The demand comes amid shrinking fiscal space that forced the government on Thursday to further reduce electricity subsidies for domestic consumers, resulting into 95 paisa per unit surge in tariff. The All Pakistan Textile Mills Association (Aptma) members are enjoying multiple subsidies. These include Duty and Tax Remission for Exports (DTRE), DLTL and Temporary Economic Refinance Facility (TERF) scheme by the State Bank of Pakistan and subsidised power and gas as well as tax exemptions.

Yet its performance remained dismal and the country’s total exports remained stagnant at around $25.6 billion in the last fiscal year -a level that was only 3% higher than the exports in the last year of the Pakistan Muslim League-Nawaz (PML-N) government.

There needs to be a cost-benefit analysis to reveal the hundreds of billions paid out to this sector in the form of subsidies since many years versus net increase in exports, according to a senior government functionary. The subsidies in their current form have led to rent-seeking and misuse in the textile sector. They are untargeted towards exporters and financially unsustainable, he added.

In the budget, the government had booked Rs26 billion gas subsidy, which is now estimated to increase to Rs62 billion annually. Power subsidy costs another Rs20 billion per annum. It is also unfunded, meaning that it adds to circular debt. The government had proposed to revise the existing gas tariff of $6.5 per mmbtu for the captive power plants of export sectors to $9 per mmbtu from November 15, 2021 to March 31, 2022. However, a member of the Aptma took a stay order form the court against the decision despite the fact that the lobby group had agreed to the increased prices due to higher LNG rates.

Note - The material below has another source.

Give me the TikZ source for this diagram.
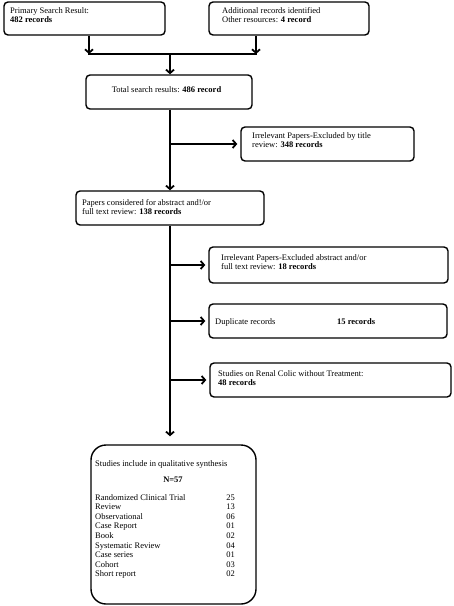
\documentclass[tikz,border=0pt]{standalone}
\usepackage{fontspec}
\setmainfont{Liberation Serif}
\usetikzlibrary{arrows.meta}
\begin{document}
\begin{tikzpicture}[x=1bp,y=-1bp,
  box/.style={draw, line width=1.4bp, rounded corners=4bp, inner sep=0pt},
  bigbox/.style={box, rounded corners=15bp},
  txt/.style={anchor=base west, inner sep=0pt, align=left, font=\fontsize{8.5bp}{9.6bp}\selectfont},
  conn/.style={line width=1.8bp},
  arr/.style={conn, -{Straight Barb[length=3.5bp,width=8bp]}}
]
\useasboundingbox (0,0) rectangle (454,606);
% boxes
\node[box, minimum width=161bp, minimum height=33bp] (b1) at (84.5,18.5) {};
\node[box, minimum width=160bp, minimum height=33bp] (b2) at (289,18.5) {};
\node[box, minimum width=166bp, minimum height=34bp] (b3) at (169,92) {};
\node[box, minimum width=173bp, minimum height=34bp] (bt) at (327.5,144) {};
\node[box, minimum width=188bp, minimum height=34bp] (b4) at (170,208) {};
\node[box, minimum width=239bp, minimum height=36bp] (b5) at (328.5,265) {};
\node[box, minimum width=238bp, minimum height=34bp] (b6) at (328,321) {};
\node[box, minimum width=241bp, minimum height=34bp] (b7) at (330.5,380) {};
\node[bigbox, minimum width=165bp, minimum height=159bp] (b8) at (173.5,524.5) {};
% texts (anchored at the baseline of their last line)
\node[txt] (t1) at (10,22.9) {Primary Search Result:\\\textbf{482 records}};
\node[txt] (t2) at (222,22.9) {Additional records identified\\Other resources: \textbf{4 record}};
\node[txt, anchor=base] (t3) at (166.5,92.8) {Total search results: \textbf{486 record}};
\node[txt] (tt) at (252,147.8) {Irrelevant Papers-Excluded by title\\review: \textbf{348 records}};
\node[txt] (t4) at (82,214.8) {Papers considered for abstract and!/or\\full text review: \textbf{138 records}};
\node[txt] (t5) at (221,269.8) {Irrelevant Papers-Excluded abstract and/or\\full text review: \textbf{18 records}};
\node[txt] (t6a) at (215,324.8) {Duplicate records};
\node[txt] (t6b) at (337,324.8) {\textbf{15 records}};
\node[txt] (t7) at (218,385.8) {Studies on Renal Colic without Treatment:\\\textbf{48 records}};
\node[txt] (t8) at (95,466.8) {Studies include in qualitative synthesis};
\node[txt, anchor=base] (t8n) at (173,482.8) {\textbf{N=57}};
\node[txt] (t8l) at (95,576.8) {Randomized Clinical Trial\\Review\\Observational\\Case Report\\Book\\Systematic Review\\Case series\\Cohort\\Short report};
\node[txt, anchor=base east, align=right] (t8r) at (235,576.8) {25\\13\\06\\01\\02\\04\\01\\03\\02};
% connectors
\coordinate (jl) at (89,54);
\coordinate (jr) at (256,54);
\coordinate (jm) at (170,54);
\draw[arr] (b1.south -| jl) -- (jl);
\draw[arr] (b2.south -| jr) -- (jr);
\draw[conn, line cap=rect] (jl) -- (jr);
\draw[arr] (jm) -- (jm |- b3.north);
\draw[arr] (b3.south -| jm) -- (jm |- b4.north);
\draw[arr, shorten >=3bp] (jm |- bt.west) -- (bt.west);
\draw[arr, shorten >=8bp] (b4.south) -- (b4.south |- b8.north);
\draw[arr, shorten >=3bp] (b4.south |- b5.west) -- (b5.west);
\draw[arr, shorten >=3bp] (b4.south |- b6.west) -- (b6.west);
\draw[arr, shorten >=3bp] (b4.south |- b7.west) -- (b7.west);
\end{tikzpicture}
\end{document}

The exporters had also not met their other commitments in the past. They had got stay orders against heat rate tests and payments of Gas Infrastructure Development Cess. Energy Minister Hammad Azhar tweeted on Thursday that uninterrupted process gas was being supplied to the textile sector. Only the gas that is being used for captive power plants has been curtailed. The Aptma had also taken a court stay on its tariff increase due to rise in LNG prices to 9 cents per mmbtu from 6.5 cents.

The Aptma members are utilising expensive imported gas at cheaper rates and using 80% of it to generate their own electricity through captive power plants. Industrial units in Pakistan are allowed to install their captive power plants to produce electricity for their own use. And if they have surplus, they can supply it to the national grid for residential or commercial consumers.

There are 1,211 captive power units on both Sui Northern Gas Pipelines and Sui Southern Gas Company’s network, consuming about 415 mmcfd of gas. Out of this, 610 are export-oriented units and 601 are non-export oriented units, S&P Global reported in January this year. The captive units have efficiency of 30-38%, much lower than efficient power plants having efficiency of 50-62%, according to the publication.

Instead of giving untargeted subsidies, there is a need to link the subsidies with actual export proceeds, according to former special assistant to PM on energy Tabish Gohar.

A significant proportion of textile products is now supplied to local markets. The subsidy is also used to run inefficient captive power plants in the textile sector. On one hand, the government is sitting on surplus power while on the other hand, it ends up supplying precious and subsidised imported gas to run captive power plants.

The Aptma had agreed with the government in February last year to end the subsidy by June 2020 for gas in return for waiver of all additional charges on its bills. The government held its part of the bargain but the industry got the subsidy extended for another year on pretext of Covid-19, according to a cabinet minister. The government is offering electricity at 9 cents to exporters, which is even lower than domestic consumers’ rates and also relatively regionally competitive rate with Bangladesh having 8.5-cent rate.

Disallowance of gas to captive power plants will automatically shift the units towards power thereby boosting the much needed power uptake in a surplus system. But the powerful Aptma is resisting to give up the undue benefit.

Published in The Express Tribune, December 18th, 2021.